- [Provided data]:
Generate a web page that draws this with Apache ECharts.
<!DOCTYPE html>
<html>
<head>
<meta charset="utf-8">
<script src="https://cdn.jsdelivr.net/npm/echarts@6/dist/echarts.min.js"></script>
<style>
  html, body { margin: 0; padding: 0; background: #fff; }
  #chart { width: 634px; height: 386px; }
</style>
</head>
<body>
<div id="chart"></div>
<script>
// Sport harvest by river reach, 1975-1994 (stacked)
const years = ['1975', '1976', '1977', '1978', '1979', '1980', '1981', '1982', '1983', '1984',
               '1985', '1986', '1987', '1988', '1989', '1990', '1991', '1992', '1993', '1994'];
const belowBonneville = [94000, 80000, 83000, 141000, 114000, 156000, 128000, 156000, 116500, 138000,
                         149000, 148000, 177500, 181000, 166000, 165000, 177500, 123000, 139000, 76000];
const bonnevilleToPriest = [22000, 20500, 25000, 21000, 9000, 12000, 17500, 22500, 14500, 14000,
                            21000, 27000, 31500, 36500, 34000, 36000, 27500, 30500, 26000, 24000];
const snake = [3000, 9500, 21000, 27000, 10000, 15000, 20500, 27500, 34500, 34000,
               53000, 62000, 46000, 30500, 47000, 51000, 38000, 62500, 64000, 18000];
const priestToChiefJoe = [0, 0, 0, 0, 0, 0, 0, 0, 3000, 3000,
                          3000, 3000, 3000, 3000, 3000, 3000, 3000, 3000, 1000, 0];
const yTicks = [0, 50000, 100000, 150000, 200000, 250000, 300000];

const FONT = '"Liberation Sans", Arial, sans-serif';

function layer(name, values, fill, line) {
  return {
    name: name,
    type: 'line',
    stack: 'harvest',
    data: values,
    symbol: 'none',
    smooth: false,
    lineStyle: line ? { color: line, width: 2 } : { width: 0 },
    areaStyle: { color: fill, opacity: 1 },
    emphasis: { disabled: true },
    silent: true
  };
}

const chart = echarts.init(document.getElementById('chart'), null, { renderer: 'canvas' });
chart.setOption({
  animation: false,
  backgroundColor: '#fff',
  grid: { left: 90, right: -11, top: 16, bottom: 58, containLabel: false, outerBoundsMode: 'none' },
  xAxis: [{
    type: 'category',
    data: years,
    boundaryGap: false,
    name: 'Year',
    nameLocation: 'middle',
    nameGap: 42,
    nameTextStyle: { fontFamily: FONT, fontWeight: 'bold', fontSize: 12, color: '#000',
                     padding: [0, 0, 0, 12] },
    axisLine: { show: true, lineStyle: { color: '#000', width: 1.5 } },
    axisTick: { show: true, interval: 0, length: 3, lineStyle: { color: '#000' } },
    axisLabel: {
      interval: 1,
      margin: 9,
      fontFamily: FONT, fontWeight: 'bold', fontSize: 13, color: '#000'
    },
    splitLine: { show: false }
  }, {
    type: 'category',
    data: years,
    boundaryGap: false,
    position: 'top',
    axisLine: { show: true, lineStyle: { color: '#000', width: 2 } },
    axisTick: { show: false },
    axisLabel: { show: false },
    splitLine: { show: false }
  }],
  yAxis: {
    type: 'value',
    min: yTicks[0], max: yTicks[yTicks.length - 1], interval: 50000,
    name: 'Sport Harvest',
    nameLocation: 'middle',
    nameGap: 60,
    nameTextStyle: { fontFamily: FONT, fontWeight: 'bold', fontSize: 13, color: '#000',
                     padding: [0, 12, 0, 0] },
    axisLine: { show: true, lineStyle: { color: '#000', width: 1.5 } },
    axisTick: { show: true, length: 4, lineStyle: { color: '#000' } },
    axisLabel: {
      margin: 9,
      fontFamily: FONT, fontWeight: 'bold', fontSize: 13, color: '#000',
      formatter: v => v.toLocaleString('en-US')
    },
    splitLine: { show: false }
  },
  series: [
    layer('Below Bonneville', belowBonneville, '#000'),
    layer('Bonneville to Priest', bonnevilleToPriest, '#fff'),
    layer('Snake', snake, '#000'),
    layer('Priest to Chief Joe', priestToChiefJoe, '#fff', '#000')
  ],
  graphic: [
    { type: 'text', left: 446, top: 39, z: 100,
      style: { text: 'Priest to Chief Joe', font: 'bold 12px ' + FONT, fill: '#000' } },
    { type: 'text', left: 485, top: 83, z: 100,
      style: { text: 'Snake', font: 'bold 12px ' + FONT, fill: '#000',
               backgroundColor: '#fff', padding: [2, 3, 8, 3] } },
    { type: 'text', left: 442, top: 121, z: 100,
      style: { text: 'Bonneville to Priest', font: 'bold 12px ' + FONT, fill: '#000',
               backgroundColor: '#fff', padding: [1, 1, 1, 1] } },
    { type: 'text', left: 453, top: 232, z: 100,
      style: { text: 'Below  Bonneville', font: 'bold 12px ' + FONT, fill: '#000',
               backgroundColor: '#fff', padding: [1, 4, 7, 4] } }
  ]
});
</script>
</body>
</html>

- [Task objective]: Reproduce the data in its entirety, matching each character.

- [The reply]:
Generate a web page that draws this with Apache ECharts.
<!DOCTYPE html>
<html>
<head>
<meta charset="utf-8">
<script src="https://cdn.jsdelivr.net/npm/echarts@6/dist/echarts.min.js"></script>
<style>
  html, body { margin: 0; padding: 0; background: #fff; }
  #chart { width: 634px; height: 386px; }
</style>
</head>
<body>
<div id="chart"></div>
<script>
// Sport harvest by river reach, 1975-1994 (stacked)
const years = ['1975', '1976', '1977', '1978', '1979', '1980', '1981', '1982', '1983', '1984',
               '1985', '1986', '1987', '1988', '1989', '1990', '1991', '1992', '1993', '1994'];
const belowBonneville = [94000, 80000, 83000, 141000, 114000, 156000, 128000, 156000, 116500, 138000,
                         149000, 148000, 177500, 181000, 166000, 165000, 177500, 123000, 139000, 76000];
const bonnevilleToPriest = [22000, 20500, 25000, 21000, 9000, 12000, 17500, 22500, 14500, 14000,
                            21000, 27000, 31500, 36500, 34000, 36000, 27500, 30500, 26000, 24000];
const snake = [3000, 9500, 21000, 27000, 10000, 15000, 20500, 27500, 34500, 34000,
               53000, 62000, 46000, 30500, 47000, 51000, 38000, 62500, 64000, 18000];
const priestToChiefJoe = [0, 0, 0, 0, 0, 0, 0, 0, 3000, 3000,
                          3000, 3000, 3000, 3000, 3000, 3000, 3000, 3000, 1000, 0];
const yTicks = [0, 50000, 100000, 150000, 200000, 250000, 300000];

const FONT = '"Liberation Sans", Arial, sans-serif';

function layer(name, values, fill, line) {
  return {
    name: name,
    type: 'line',
    stack: 'harvest',
    data: values,
    symbol: 'none',
    smooth: false,
    lineStyle: line ? { color: line, width: 2 } : { width: 0 },
    areaStyle: { color: fill, opacity: 1 },
    emphasis: { disabled: true },
    silent: true
  };
}

const chart = echarts.init(document.getElementById('chart'), null, { renderer: 'canvas' });
chart.setOption({
  animation: false,
  backgroundColor: '#fff',
  grid: { left: 90, right: -11, top: 16, bottom: 58, containLabel: false, outerBoundsMode: 'none' },
  xAxis: [{
    type: 'category',
    data: years,
    boundaryGap: false,
    name: 'Year',
    nameLocation: 'middle',
    nameGap: 42,
    nameTextStyle: { fontFamily: FONT, fontWeight: 'bold', fontSize: 12, color: '#000',
                     padding: [0, 0, 0, 12] },
    axisLine: { show: true, lineStyle: { color: '#000', width: 1.5 } },
    axisTick: { show: true, interval: 0, length: 3, lineStyle: { color: '#000' } },
    axisLabel: {
      interval: 1,
      margin: 9,
      fontFamily: FONT, fontWeight: 'bold', fontSize: 13, color: '#000'
    },
    splitLine: { show: false }
  }, {
    type: 'category',
    data: years,
    boundaryGap: false,
    position: 'top',
    axisLine: { show: true, lineStyle: { color: '#000', width: 2 } },
    axisTick: { show: false },
    axisLabel: { show: false },
    splitLine: { show: false }
  }],
  yAxis: {
    type: 'value',
    min: yTicks[0], max: yTicks[yTicks.length - 1], interval: 50000,
    name: 'Sport Harvest',
    nameLocation: 'middle',
    nameGap: 60,
    nameTextStyle: { fontFamily: FONT, fontWeight: 'bold', fontSize: 13, color: '#000',
                     padding: [0, 12, 0, 0] },
    axisLine: { show: true, lineStyle: { color: '#000', width: 1.5 } },
    axisTick: { show: true, length: 4, lineStyle: { color: '#000' } },
    axisLabel: {
      margin: 9,
      fontFamily: FONT, fontWeight: 'bold', fontSize: 13, color: '#000',
      formatter: v => v.toLocaleString('en-US')
    },
    splitLine: { show: false }
  },
  series: [
    layer('Below Bonneville', belowBonneville, '#000'),
    layer('Bonneville to Priest', bonnevilleToPriest, '#fff'),
    layer('Snake', snake, '#000'),
    layer('Priest to Chief Joe', priestToChiefJoe, '#fff', '#000')
  ],
  graphic: [
    { type: 'text', left: 446, top: 39, z: 100,
      style: { text: 'Priest to Chief Joe', font: 'bold 12px ' + FONT, fill: '#000' } },
    { type: 'text', left: 485, top: 83, z: 100,
      style: { text: 'Snake', font: 'bold 12px ' + FONT, fill: '#000',
               backgroundColor: '#fff', padding: [2, 3, 8, 3] } },
    { type: 'text', left: 442, top: 121, z: 100,
      style: { text: 'Bonneville to Priest', font: 'bold 12px ' + FONT, fill: '#000',
               backgroundColor: '#fff', padding: [1, 1, 1, 1] } },
    { type: 'text', left: 453, top: 232, z: 100,
      style: { text: 'Below  Bonneville', font: 'bold 12px ' + FONT, fill: '#000',
               backgroundColor: '#fff', padding: [1, 4, 7, 4] } }
  ]
});
</script>
</body>
</html>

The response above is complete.